During the 11th century, Tilleda was superseded by a castle on the hill above the settlement that may have been erected by Emperor Henry IV during the Saxon Rebellion. His son Henry V inherited the quarrels and the castle was finally slighted by the Saxon Duke (and later Emperor) Lothair of Supplinburg in 1119. Lothair himself started the reconstruction in his later years and the Imperial Castle of Kyffhausen, one of the largest castle complexes in Germany, was completed under the Hohenstaufen emperor Frederick Barbarossa. Tilleda was last mentioned as an Imperial castle in 1194, when Frederick's son Henry VI reconciled here with the insurgent Welf duke Henry the Lion.
In 1698 Count Albert Anton of Schwarzburg-Rudolstadt had a Baroque hunting lodge erected at the hamlet of Rathsfeld in the centre of the Kyffhäuser range. Last used as a residence by Prince Günther Victor of Schwarzburg after his abdication in 1918, it was turned into a recreation home of the Kyffhäuserbund veterans' association in 1925. After World War II the remote site became a Young Pioneer camp and a training camp of the East German Gesellschaft für Sport und Technik; since German reunification, the empty premises have decayed.
According to a king asleep in mountain legend, Emperor Frederick Barbarossa, who actually drowned on 10 June 1190 in the Calycadnus River near Seleukeia in Asia Minor during the Third Crusade, is not in fact dead, but sleeps in a hidden chamber underneath the Kyffhäuser hills. He sits motionless at a stone table and his beard has supposedly grown so long over the centuries that it grew through the table. As in the similar legend of King Arthur, Barbarossa supposedly awaits Germany's hour of greatest need, when he will emerge once again from under the hill. The presence of ravens circling the Kyffhäuser summit is said to be a sign of Barbarossa's continuing presence. Similar rapture legends refer to Emperor Frederick II or to Charlemagne sleeping in the Untersberg near Salzburg.

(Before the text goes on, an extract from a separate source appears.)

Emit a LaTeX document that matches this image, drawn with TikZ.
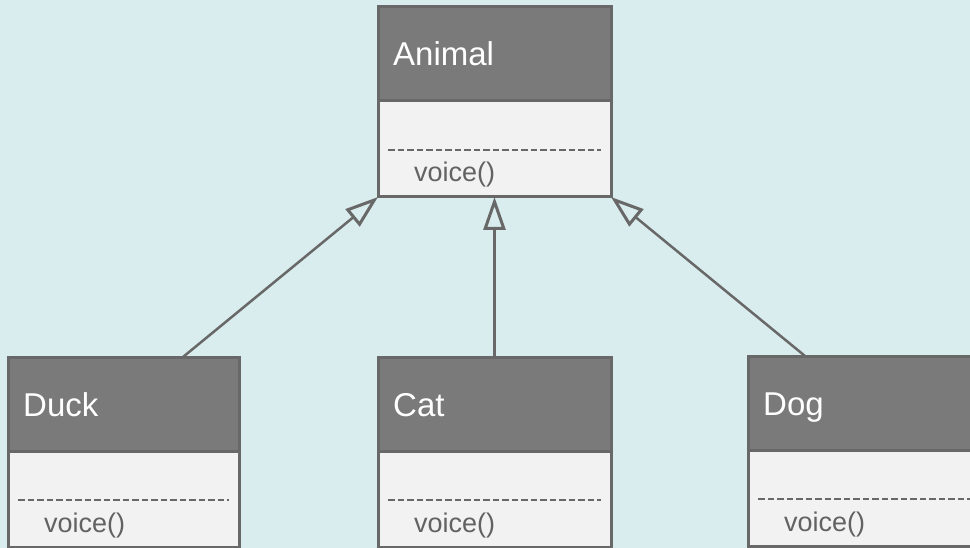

The Barbarossa myth was first documented in the late 17th century and later popularized by the Brothers Grimm and a poem written in 1817 by Friedrich Rückert. Frequently taken up by Romantic authors, and satirized in Germany. A Winter's Tale by Heinrich Heine, it became the expression of the desire for the Old Empire's re-emergence as a German nation state. When the Kyffhäuser Monument was built at the ruins of the Imperial Castle in 1890–1896, with a statue of Frederick Barbarossa and an Emperor William monument, the German Emperor William I was thought to have "laid to rest" Barbarossa by the 1871 unification of Germany.
Today, the hills are a popular tourist site, featuring the restored medieval Reichsburg Kyffhausen complex, including a small museum and the castle well, at 176 m (577 ft) depth said to be "the deepest castle well in the world".[2]: 126–127 The downhill Pfalz of Tilleda is an archaeological open-air museum and a stop on the scenic Romanesque Road.
The range is also the site of an annual touring car hillclimbing and of the Kyffhäuser-Berglauf cross country running competition. The range is a popular destination for hikers; the Kaiser Way leads across the Kyffhäuser northwards to the Harz mountains.